= MATERIAL FOR THE TASK =

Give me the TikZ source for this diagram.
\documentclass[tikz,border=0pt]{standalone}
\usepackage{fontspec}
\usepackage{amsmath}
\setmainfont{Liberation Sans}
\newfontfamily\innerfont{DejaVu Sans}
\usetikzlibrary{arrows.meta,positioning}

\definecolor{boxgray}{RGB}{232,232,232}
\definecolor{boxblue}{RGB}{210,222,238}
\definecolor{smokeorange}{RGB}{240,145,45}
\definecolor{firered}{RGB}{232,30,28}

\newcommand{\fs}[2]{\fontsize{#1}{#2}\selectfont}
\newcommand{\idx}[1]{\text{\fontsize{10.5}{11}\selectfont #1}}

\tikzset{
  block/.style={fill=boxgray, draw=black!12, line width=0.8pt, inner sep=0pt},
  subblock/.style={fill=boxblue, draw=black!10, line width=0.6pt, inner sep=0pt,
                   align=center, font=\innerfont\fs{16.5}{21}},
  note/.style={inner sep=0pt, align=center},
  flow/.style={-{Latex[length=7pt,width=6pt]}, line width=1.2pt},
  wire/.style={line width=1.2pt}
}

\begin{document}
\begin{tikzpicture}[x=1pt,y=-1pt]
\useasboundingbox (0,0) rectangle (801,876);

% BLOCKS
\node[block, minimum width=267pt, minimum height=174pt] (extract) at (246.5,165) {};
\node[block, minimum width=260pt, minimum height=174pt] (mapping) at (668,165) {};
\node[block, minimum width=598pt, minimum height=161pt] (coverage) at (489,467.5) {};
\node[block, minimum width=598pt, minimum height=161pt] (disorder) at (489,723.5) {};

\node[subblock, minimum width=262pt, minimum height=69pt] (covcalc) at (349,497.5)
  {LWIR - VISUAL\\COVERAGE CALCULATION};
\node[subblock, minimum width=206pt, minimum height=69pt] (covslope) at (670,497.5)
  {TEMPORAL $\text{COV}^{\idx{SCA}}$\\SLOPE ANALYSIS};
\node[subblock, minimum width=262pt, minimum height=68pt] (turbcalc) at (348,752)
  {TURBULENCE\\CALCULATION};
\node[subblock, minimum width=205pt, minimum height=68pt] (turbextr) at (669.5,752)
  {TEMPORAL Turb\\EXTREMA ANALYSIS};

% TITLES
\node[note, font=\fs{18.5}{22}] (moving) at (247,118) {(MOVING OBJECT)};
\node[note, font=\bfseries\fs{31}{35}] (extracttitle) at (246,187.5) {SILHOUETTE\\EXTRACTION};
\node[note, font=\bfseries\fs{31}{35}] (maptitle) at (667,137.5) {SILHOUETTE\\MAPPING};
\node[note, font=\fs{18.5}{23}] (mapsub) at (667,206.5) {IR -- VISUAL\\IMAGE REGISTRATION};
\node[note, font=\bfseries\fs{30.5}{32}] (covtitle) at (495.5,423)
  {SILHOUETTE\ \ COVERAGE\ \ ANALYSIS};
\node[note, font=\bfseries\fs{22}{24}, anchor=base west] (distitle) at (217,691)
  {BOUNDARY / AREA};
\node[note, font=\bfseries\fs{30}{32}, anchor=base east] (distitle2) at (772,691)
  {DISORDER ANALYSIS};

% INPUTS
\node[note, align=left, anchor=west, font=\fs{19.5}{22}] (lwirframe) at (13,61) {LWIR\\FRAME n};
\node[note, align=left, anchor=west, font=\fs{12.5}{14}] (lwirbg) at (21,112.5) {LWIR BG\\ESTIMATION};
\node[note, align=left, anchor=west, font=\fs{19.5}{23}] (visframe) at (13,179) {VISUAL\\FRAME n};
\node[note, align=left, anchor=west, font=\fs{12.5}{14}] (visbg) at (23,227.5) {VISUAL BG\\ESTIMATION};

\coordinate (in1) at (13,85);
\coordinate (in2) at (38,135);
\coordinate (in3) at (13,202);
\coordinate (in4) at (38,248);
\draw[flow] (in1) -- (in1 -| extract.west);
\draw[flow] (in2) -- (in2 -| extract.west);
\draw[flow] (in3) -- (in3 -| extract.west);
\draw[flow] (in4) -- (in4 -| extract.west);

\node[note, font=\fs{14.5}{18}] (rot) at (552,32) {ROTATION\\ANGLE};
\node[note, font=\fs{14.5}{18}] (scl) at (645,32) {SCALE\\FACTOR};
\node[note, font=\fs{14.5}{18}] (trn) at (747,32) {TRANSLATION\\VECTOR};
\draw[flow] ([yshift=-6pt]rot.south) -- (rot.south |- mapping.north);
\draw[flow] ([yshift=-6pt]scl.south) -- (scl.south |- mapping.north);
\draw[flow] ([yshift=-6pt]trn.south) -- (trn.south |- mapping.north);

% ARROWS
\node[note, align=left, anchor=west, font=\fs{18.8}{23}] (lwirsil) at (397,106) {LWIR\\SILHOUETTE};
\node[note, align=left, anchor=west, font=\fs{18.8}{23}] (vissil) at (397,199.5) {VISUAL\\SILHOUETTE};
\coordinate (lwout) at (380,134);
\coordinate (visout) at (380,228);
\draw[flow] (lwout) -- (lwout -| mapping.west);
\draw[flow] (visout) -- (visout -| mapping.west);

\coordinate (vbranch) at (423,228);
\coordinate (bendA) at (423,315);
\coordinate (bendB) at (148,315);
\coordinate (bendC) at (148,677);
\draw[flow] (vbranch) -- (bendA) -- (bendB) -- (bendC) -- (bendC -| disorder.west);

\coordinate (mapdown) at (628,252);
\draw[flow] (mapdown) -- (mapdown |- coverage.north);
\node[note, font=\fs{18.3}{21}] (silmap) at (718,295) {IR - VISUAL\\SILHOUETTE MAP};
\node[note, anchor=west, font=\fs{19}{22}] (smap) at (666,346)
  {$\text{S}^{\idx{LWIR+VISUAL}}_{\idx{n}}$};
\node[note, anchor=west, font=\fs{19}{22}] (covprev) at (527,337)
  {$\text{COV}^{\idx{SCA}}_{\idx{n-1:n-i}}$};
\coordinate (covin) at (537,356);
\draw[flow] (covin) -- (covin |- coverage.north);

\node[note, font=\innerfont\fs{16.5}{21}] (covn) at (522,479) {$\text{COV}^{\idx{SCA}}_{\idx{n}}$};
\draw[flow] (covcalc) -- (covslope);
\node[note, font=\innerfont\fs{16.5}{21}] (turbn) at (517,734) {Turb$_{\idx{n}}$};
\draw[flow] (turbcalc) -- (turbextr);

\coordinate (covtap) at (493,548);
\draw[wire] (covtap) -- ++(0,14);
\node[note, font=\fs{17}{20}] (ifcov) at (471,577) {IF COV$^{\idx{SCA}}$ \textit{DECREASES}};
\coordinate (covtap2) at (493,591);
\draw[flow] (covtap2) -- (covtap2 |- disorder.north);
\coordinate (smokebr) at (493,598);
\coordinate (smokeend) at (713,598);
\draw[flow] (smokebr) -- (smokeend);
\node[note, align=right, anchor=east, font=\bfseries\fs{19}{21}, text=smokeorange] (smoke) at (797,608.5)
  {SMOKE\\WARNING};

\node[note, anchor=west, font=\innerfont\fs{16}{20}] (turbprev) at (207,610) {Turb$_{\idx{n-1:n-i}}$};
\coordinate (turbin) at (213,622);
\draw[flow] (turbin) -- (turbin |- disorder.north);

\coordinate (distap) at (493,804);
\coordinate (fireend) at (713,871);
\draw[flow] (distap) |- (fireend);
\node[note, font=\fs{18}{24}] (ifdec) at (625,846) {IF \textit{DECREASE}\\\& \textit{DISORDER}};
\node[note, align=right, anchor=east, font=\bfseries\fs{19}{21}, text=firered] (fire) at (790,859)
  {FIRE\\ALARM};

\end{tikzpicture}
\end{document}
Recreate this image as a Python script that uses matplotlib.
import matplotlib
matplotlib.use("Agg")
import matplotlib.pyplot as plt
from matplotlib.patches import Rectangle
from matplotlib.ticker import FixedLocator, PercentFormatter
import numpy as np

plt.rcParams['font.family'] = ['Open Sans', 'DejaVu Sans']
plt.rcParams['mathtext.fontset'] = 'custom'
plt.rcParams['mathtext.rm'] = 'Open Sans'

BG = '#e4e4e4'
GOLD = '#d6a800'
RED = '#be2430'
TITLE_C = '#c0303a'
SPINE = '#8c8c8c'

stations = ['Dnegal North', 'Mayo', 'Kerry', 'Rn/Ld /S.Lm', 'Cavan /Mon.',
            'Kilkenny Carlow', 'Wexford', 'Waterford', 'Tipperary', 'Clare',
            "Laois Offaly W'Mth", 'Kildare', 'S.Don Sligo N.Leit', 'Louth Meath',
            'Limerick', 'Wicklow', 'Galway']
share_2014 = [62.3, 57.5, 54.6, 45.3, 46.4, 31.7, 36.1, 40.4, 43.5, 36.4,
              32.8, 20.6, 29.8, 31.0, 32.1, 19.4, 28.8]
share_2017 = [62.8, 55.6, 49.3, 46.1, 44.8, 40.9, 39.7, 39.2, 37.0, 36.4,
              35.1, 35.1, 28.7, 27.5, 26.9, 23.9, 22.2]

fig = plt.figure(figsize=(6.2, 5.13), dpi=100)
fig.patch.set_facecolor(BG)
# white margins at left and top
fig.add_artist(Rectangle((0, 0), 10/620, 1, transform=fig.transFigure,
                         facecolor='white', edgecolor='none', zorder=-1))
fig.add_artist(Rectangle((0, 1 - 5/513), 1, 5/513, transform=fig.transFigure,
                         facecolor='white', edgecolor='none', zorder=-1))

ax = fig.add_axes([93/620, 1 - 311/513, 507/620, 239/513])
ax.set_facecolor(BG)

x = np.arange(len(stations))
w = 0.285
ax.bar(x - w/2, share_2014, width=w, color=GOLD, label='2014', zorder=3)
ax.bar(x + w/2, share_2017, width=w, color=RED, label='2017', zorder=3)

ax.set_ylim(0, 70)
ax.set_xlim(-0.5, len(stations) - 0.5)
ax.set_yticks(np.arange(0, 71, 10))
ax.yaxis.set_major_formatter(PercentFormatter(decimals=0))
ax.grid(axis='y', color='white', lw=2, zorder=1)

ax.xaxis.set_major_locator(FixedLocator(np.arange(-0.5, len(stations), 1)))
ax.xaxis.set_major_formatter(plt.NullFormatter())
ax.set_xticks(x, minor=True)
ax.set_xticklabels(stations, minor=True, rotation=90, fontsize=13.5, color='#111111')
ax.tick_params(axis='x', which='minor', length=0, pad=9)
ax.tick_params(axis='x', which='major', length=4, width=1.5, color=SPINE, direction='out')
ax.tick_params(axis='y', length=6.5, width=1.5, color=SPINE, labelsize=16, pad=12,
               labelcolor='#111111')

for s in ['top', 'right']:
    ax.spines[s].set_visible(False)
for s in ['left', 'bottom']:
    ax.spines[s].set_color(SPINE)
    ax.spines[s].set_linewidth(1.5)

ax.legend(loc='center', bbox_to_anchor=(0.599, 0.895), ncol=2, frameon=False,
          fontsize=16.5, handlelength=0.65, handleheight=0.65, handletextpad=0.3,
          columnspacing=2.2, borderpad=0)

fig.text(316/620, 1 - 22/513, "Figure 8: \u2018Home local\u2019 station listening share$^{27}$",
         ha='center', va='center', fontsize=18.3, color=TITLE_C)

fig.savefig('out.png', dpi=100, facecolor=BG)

= EXERCISE AIM =
State how many lines of the entries above include the word "matplotlib", offering no text other than the number.

= ANSWER TO THIS EXERCISE =
6